I wonder why we still aren't hearing anything about the PKK on the news? Seems like you'd see it as a subtitle at least by now. I suppose they are probably simply referring to them as Kurds.
 
4/2/2003 2:51 AM
Kursad K
[QUOTE]I wonder why we still aren't hearing anything about the PKK on the news? Seems like you'd see it as a subtitle at least by now. I suppose they are probably simply referring to them as Kurds.  
[/QUOTE]  
Probably, but they are now using the name KADEK, and given up terrorism, at least temporarily. (see my reply to Fran)  
 
Kursad
 
4/2/2003 2:49 AM
Kursad K
quote:
"I'm pretty sure we're (the US) are already making ourselves busy in Northern Iraq bombing and raiding PKK hideouts and bases. Which makes me wonder by Turkey isn't happier about this war."
 
 
There are Turkish troops in Iraq doing that already since the first Gulf war. No US is not bombing PKK bases. It's just trying to prevent the arrival of more Turkish troops to the region! Not that US supports PKK, but it does not want to make Kurds upset either.  
 
quote:
"Kursad; do most Turks consider Kurds to be essentially the same thing as PKK?"
 
 
Of course not.  
 
[QUOTE]Or can the Turkish imagine Iraqi Kurds governing themselves democratically and abstaining from terrorism and basically getting along with their neighbors without the threat of Saddam hanging over their heads?  
[/QUOTE]  
Actually Barzani had helped our fight with PKK. We had pretty good relations with him until the US-Iraq war. This has changed because for some reason some deep thinker in the army think that an independent Kurdish state will be a threat to Turkey. Probably by causing the Kurds of Turkey to want to separate from Turkey to join Kurdistan. I have never understood that fully, and this approach must be questioned. But the problem is that the military has always had influence on Turkish politics, so governments change, "state" policies dont.
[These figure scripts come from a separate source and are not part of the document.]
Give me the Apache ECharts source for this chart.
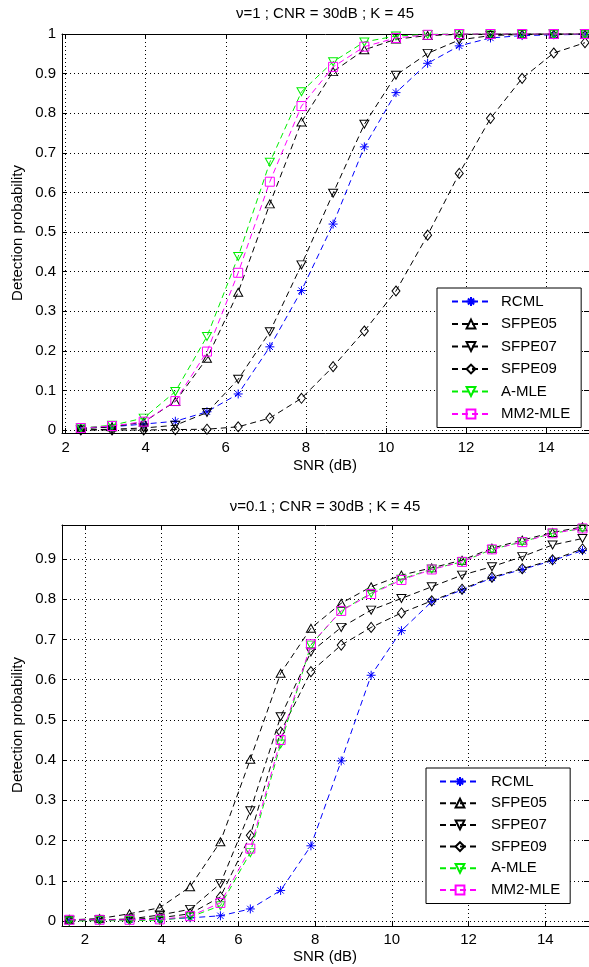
<!DOCTYPE html>
<html><head><meta charset="utf-8">
<script src="https://cdn.jsdelivr.net/npm/echarts@6/dist/echarts.min.js"></script>
<style>html,body{margin:0;padding:0;background:#fff}#c{width:589px;height:967px}</style>
</head><body><div id="c"></div>
<script>
// ---------- data ----------
const seriesNames = ['RCML', 'SFPE05', 'SFPE07', 'SFPE09', 'A-MLE', 'MM2-MLE'];
const titleTop = 'ν=1 ; CNR = 30dB ; K = 45';
const titleBottom = 'ν=0.1 ; CNR = 30dB ; K = 45';
const xLabel = 'SNR (dB)';
const yLabel = 'Detection probability';
const xTicks = [2, 4, 6, 8, 10, 12, 14];
const yTicksTop = [0, 0.1, 0.2, 0.3, 0.4, 0.5, 0.6, 0.7, 0.8, 0.9, 1];
const yTicksBottom = [0, 0.1, 0.2, 0.3, 0.4, 0.5, 0.6, 0.7, 0.8, 0.9];

const snrTop = [2.38, 3.16, 3.95, 4.74, 5.53, 6.31, 7.10, 7.89, 8.68, 9.46, 10.25, 11.04, 11.83, 12.61, 13.40, 14.19, 14.97];
const topRCML   = [0.005, 0.008, 0.015, 0.022, 0.046, 0.091, 0.21, 0.352, 0.52, 0.715, 0.852, 0.926, 0.97, 0.99, 0.996, 0.998, 0.999];
const topSFPE05 = [0.003, 0.008, 0.02, 0.072, 0.181, 0.348, 0.571, 0.778, 0.905, 0.96, 0.987, 0.996, 0.999, 1, 1, 1, 1];
const topSFPE07 = [0.0, 0.002, 0.005, 0.012, 0.044, 0.128, 0.248, 0.417, 0.598, 0.772, 0.896, 0.951, 0.985, 0.996, 0.999, 1, 1];
const topSFPE09 = [0, 0, 0, 0.001, 0.002, 0.008, 0.03, 0.08, 0.16, 0.25, 0.351, 0.492, 0.648, 0.787, 0.888, 0.952, 0.978];
const topAMLE   = [0.005, 0.012, 0.03, 0.097, 0.236, 0.438, 0.676, 0.854, 0.93, 0.98, 0.995, 0.999, 1, 1, 1, 1, 1];
const topMM2    = [0.005, 0.01, 0.021, 0.073, 0.198, 0.397, 0.627, 0.818, 0.917, 0.968, 0.99, 0.998, 1, 1, 1, 1, 1];

const snrBottom = [1.59, 2.38, 3.16, 3.95, 4.74, 5.53, 6.31, 7.10, 7.89, 8.68, 9.46, 10.25, 11.04, 11.83, 12.61, 13.40, 14.19, 14.97];
const botRCML   = [0.002, 0.002, 0.003, 0.004, 0.008, 0.013, 0.03, 0.076, 0.187, 0.398, 0.611, 0.722, 0.794, 0.823, 0.853, 0.874, 0.896, 0.921];
const botSFPE05 = [0.003, 0.006, 0.018, 0.033, 0.085, 0.197, 0.402, 0.616, 0.728, 0.79, 0.831, 0.86, 0.878, 0.897, 0.927, 0.947, 0.966, 0.98];
const botSFPE07 = [0.002, 0.003, 0.005, 0.015, 0.029, 0.093, 0.274, 0.508, 0.669, 0.73, 0.773, 0.802, 0.831, 0.86, 0.881, 0.906, 0.935, 0.951];
const botSFPE09 = [0.002, 0.003, 0.004, 0.008, 0.018, 0.06, 0.213, 0.47, 0.62, 0.686, 0.73, 0.766, 0.796, 0.825, 0.855, 0.876, 0.898, 0.925];
const botAMLE   = [0.0, 0.001, 0.001, 0.002, 0.01, 0.038, 0.17, 0.44, 0.686, 0.772, 0.815, 0.85, 0.875, 0.893, 0.924, 0.943, 0.964, 0.976];
const botMM2    = [0.003, 0.003, 0.003, 0.004, 0.012, 0.045, 0.18, 0.45, 0.688, 0.771, 0.813, 0.848, 0.874, 0.893, 0.924, 0.942, 0.964, 0.976];

// ---------- styles ----------
const FONT = '"Liberation Sans", Arial, sans-serif';
const STAR = 'path://M0,-10L0,10M-10,0L10,0M-7,-7L7,7M-7,7L7,-7';
const UP = 'path://M5,0L10,9L0,9Z';
const DOWN = 'path://M0,0L10,0L5,9Z';
const DIAM = 'path://M5,0L10,6L5,12L0,6Z';
const SQ = 'path://M0,0L10,0L10,10L0,10Z';
const STYLE = [
  { color: '#0000ff', symbol: STAR, size: 9 },
  { color: '#000000', symbol: UP, size: [9, 8] },
  { color: '#000000', symbol: DOWN, size: [9, 8] },
  { color: '#000000', symbol: DIAM, size: [8, 10] },
  { color: '#00ee00', symbol: DOWN, size: [9, 8] },
  { color: '#ff00ff', symbol: SQ, size: 9 }
];

const topSets = [topRCML, topSFPE05, topSFPE07, topSFPE09, topAMLE, topMM2];
const botSets = [botRCML, botSFPE05, botSFPE07, botSFPE09, botAMLE, botMM2];

function makeSeries(gi, xs, ys, k) {
  const st = STYLE[k];
  return {
    type: 'line', name: seriesNames[k],
    xAxisIndex: gi * 2, yAxisIndex: gi * 2,
    data: xs.map((x, i) => [x, ys[i]]),
    symbol: st.symbol, symbolSize: st.size, clip: false,
    showAllSymbol: true,
    lineStyle: { color: st.color, width: 1, type: [6, 4] },
    itemStyle: { color: 'rgba(0,0,0,0)', borderColor: st.color, borderWidth: 1 },
    emphasis: { disabled: true },
    z: 2 + k
  };
}

const GRIDS = [
  { left: 62, top: 34, width: 527, height: 399, xmin: 1.91, xmax: 15.07, ymin: -0.0076, ymax: 1, yTicks: yTicksTop, lm: 7 },
  { left: 62, top: 525, width: 527, height: 401, xmin: 1.40, xmax: 15.14, ymin: -0.0124, ymax: 0.9846, yTicks: yTicksBottom, lm: 6 }
];

const fmtY = v => String(Math.round(v * 10) / 10);
const xAxes = [], yAxes = [];
GRIDS.forEach((g, gi) => {
  const common = { type: 'value', gridIndex: gi };
  const line = { show: true, onZero: false, lineStyle: { color: '#000', width: 1 } };
  const tick = { show: true, inside: true, length: 5, lineStyle: { color: '#000' } };
  xAxes.push(Object.assign({}, common, {
    position: 'bottom', min: g.xmin, max: g.xmax,
    axisLine: line,
    axisTick: Object.assign({}, tick, { customValues: xTicks }),
    axisLabel: { customValues: xTicks, margin: g.lm, fontFamily: FONT, fontSize: 15, color: '#000' },
    splitLine: { show: true, lineStyle: { color: '#000', width: 1, type: [1, 3] } }
  }));
  xAxes.push(Object.assign({}, common, {
    position: 'top', min: g.xmin, max: g.xmax,
    axisLine: line,
    axisTick: Object.assign({}, tick, { customValues: xTicks }),
    axisLabel: { show: false }, splitLine: { show: false }
  }));
  yAxes.push(Object.assign({}, common, {
    position: 'left', min: g.ymin, max: g.ymax,
    axisLine: line,
    axisTick: Object.assign({}, tick, { customValues: g.yTicks }),
    axisLabel: { customValues: g.yTicks, formatter: fmtY, margin: 6, fontFamily: FONT, fontSize: 15, color: '#000' },
    splitLine: { show: true, lineStyle: { color: '#000', width: 1, type: [1, 3] } }
  }));
  yAxes.push(Object.assign({}, common, {
    position: 'right', min: g.ymin, max: g.ymax,
    axisLine: line,
    axisTick: Object.assign({}, tick, { customValues: g.yTicks }),
    axisLabel: { show: false }, splitLine: { show: false }
  }));
});

const series = [];
topSets.forEach((ys, k) => series.push(makeSeries(0, snrTop, ys, k)));
botSets.forEach((ys, k) => series.push(makeSeries(1, snrBottom, ys, k)));

function legend(left, top, pad, itemWidth, gap, textPad) {
  return {
    data: seriesNames, orient: 'vertical', left: left, top: top,
    backgroundColor: '#fff', borderColor: '#000', borderWidth: 1,
    padding: pad, itemWidth: itemWidth, itemHeight: 11, itemGap: gap,
    selectedMode: false,
    textStyle: { fontFamily: FONT, fontSize: 15, color: '#000', lineHeight: 15, padding: [0, 0, 0, textPad] }
  };
}

function txt(x, y, s, rot) {
  return {
    type: 'text', x: x, y: y, rotation: rot || 0, silent: true,
    style: { text: s, font: '15px ' + FONT, fill: '#000', textAlign: 'center', textVerticalAlign: 'middle' }
  };
}

const chart = echarts.init(document.getElementById('c'), null, { renderer: 'canvas' });
chart.setOption({
  animation: false,
  backgroundColor: '#fff',
  grid: GRIDS.map(g => ({ left: g.left, top: g.top, width: g.width, height: g.height, containLabel: false })),
  xAxis: xAxes,
  yAxis: yAxes,
  legend: [
    legend(437, 288, [6, 11, 6, 14], 38, 7.5, 6),
    legend(426, 768, [6, 10, 6, 13], 40, 6.7, 6)
  ],
  graphic: [
    txt(325, 14, titleTop),
    txt(325, 507, titleBottom),
    txt(325, 466, xLabel),
    txt(325, 957, xLabel),
    txt(18, 233, yLabel, Math.PI / 2),
    txt(18, 725, yLabel, Math.PI / 2)
  ],
  series: series
});
</script>
</body></html>
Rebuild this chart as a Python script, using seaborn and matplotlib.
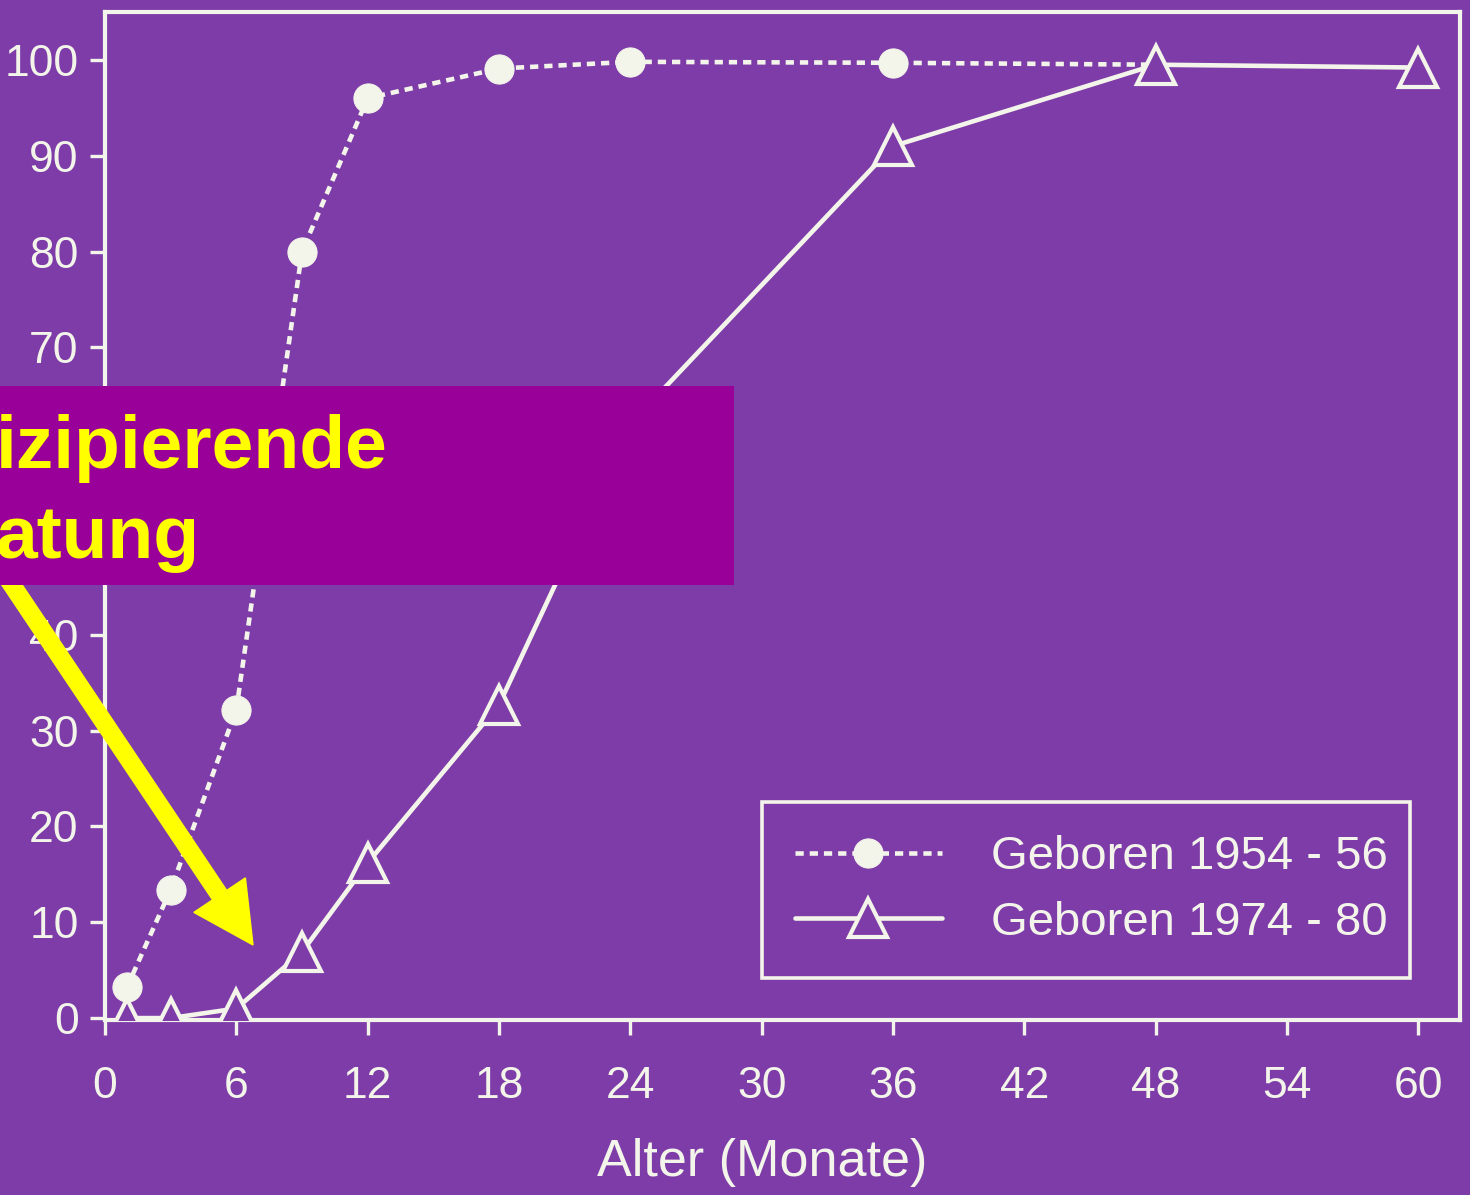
import numpy as np
import pandas as pd
import matplotlib
matplotlib.use("Agg")
import matplotlib.pyplot as plt
import seaborn as sns
from matplotlib import font_manager as fm
from matplotlib.patches import Rectangle, FancyArrow
from matplotlib.transforms import IdentityTransform

# ---------------- data ----------------
months_1954 = [1, 3, 6, 9, 12, 18, 24, 36, 48]
pct_1954 = [3.2, 13.4, 32.2, 80.0, 96.0, 99.1, 99.8, 99.7, 99.5]
months_1974 = [1, 3, 6, 9, 12, 18, 24, 36, 48, 60]
pct_1974 = [0.0, 0.0, 1.0, 6.9, 16.2, 32.7, 62.0, 91.0, 99.5, 99.2]
label_1954 = "Geboren 1954 - 56"
label_1974 = "Geboren 1974 - 80"
x_ticks = list(range(0, 61, 6))
y_ticks = list(range(0, 101, 10))
x_label = "Alter (Monate)"
overlay_lines = ["izipierende", "atung"]

# ---------------- style ----------------
BG = "#7E3CA8"
FG = "#F3F5EA"
BOX = "#990099"
YEL = "#FFFF00"

sns.set_theme(style="ticks")
try:
    fm.findfont("Liberation Sans Narrow", fallback_to_default=False)
    NARROW = True
except Exception:
    NARROW = False
narrow_fam = ["Liberation Sans Narrow", "Liberation Sans", "DejaVu Sans"] if NARROW else ["Liberation Sans", "DejaVu Sans"]
tick_size = 35 if NARROW else 32
leg_size = 38 if NARROW else 34
plt.rcParams["font.family"] = ["Liberation Sans", "DejaVu Sans"]

W, H = 1470, 1195
fig = plt.figure(figsize=(W / 100, H / 100), dpi=100, facecolor=BG)
ax = fig.add_axes([105 / W, 1 - 1020 / H, 1355 / W, 1008 / H])
ax.set_facecolor(BG)

df54 = pd.DataFrame({"Monate": months_1954, "Prozent": pct_1954})
df74 = pd.DataFrame({"Monate": months_1974, "Prozent": pct_1974})

sns.lineplot(data=df54, x="Monate", y="Prozent", ax=ax, color=FG, lw=3.3,
             linestyle=(0, (1.8, 1.3)), marker="o", markersize=21,
             markerfacecolor=FG, markeredgecolor=FG,
             markevery=list(range(len(months_1954) - 1)),
             label=label_1954, zorder=3)
sns.lineplot(data=df74, x="Monate", y="Prozent", ax=ax, color=FG, lw=3.3,
             marker="^", markersize=27, markerfacecolor=BG,
             markeredgecolor=FG, markeredgewidth=3,
             label=label_1974, zorder=4)

ax.set_xlim(0, 61.9)
ax.set_ylim(-0.2, 105)
ax.set_xticks(x_ticks)
ax.set_yticks(y_ticks)
ax.set_xticklabels([str(v) for v in x_ticks], family=narrow_fam, fontsize=tick_size, color=FG)
ax.set_yticklabels([str(v) for v in y_ticks], family=narrow_fam, fontsize=tick_size, color=FG)
ax.tick_params(axis="both", direction="out", length=11, width=2.4, color=FG)
ax.tick_params(axis="x", pad=22)
ax.tick_params(axis="y", pad=8)
for s in ax.spines.values():
    s.set_visible(True)
    s.set_color(FG)
    s.set_linewidth(3)
ax.set_ylabel("")
ax.set_xlabel(x_label, fontsize=37.5, color=FG)
ax.xaxis.set_label_coords((762 - 105) / 1355, -(1138 - 1020) / 1008)
ax.grid(False)

leg = ax.legend(loc="lower left", bbox_to_anchor=(0.485, 0.042, 0.478, 0.2),
                mode="expand", borderaxespad=0, frameon=True, fancybox=False,
                edgecolor=FG, facecolor=BG, framealpha=1,
                prop={"family": narrow_fam, "size": leg_size},
                handlelength=3.1, handletextpad=1.04, borderpad=0.7,
                labelspacing=0.45, numpoints=1)
leg.get_frame().set_linewidth(2.6)
for t in leg.get_texts():
    t.set_color(FG)

# ---------------- overlay (slide annotation) ----------------
arrow = FancyArrow(2, H - 570, 251, -(945 - 570), width=17, head_width=62,
                   head_length=60, length_includes_head=True,
                   color=YEL, transform=IdentityTransform(), zorder=5)
fig.patches.append(arrow)
fig.patches.append(Rectangle((0, 1 - 585 / H), 734 / W, 199 / H,
                             transform=fig.transFigure, facecolor=BOX,
                             edgecolor="none", zorder=6))
fig.text(-4 / W, 1 - 468 / H, overlay_lines[0], color=YEL, fontsize=54,
         fontweight="bold", va="baseline", ha="left", zorder=7)
fig.text(-4 / W, 1 - 558 / H, overlay_lines[1], color=YEL, fontsize=54,
         fontweight="bold", va="baseline", ha="left", zorder=7)

fig.savefig("out.png", dpi=100, facecolor=BG)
So seems like the ones who question these policies are journalists only, but the military will need to question it too, because since the Turkish parliament rejected the deployment of US troops to N.Iraq, now US will not be happy with 40K Turkish troops in N.Iraq, which in turn means that, a preemptive temporary invasion of N.Iraq to prevent an independent Kurdistan from formation will not be possible. Not that US wants to do so, but it's a problem of lack of confidence. This in turn means that the military will need to develop better policies. Perhaps more cooperative ones. Heck, perhaps they can even decide to build Kurdistan as an ally!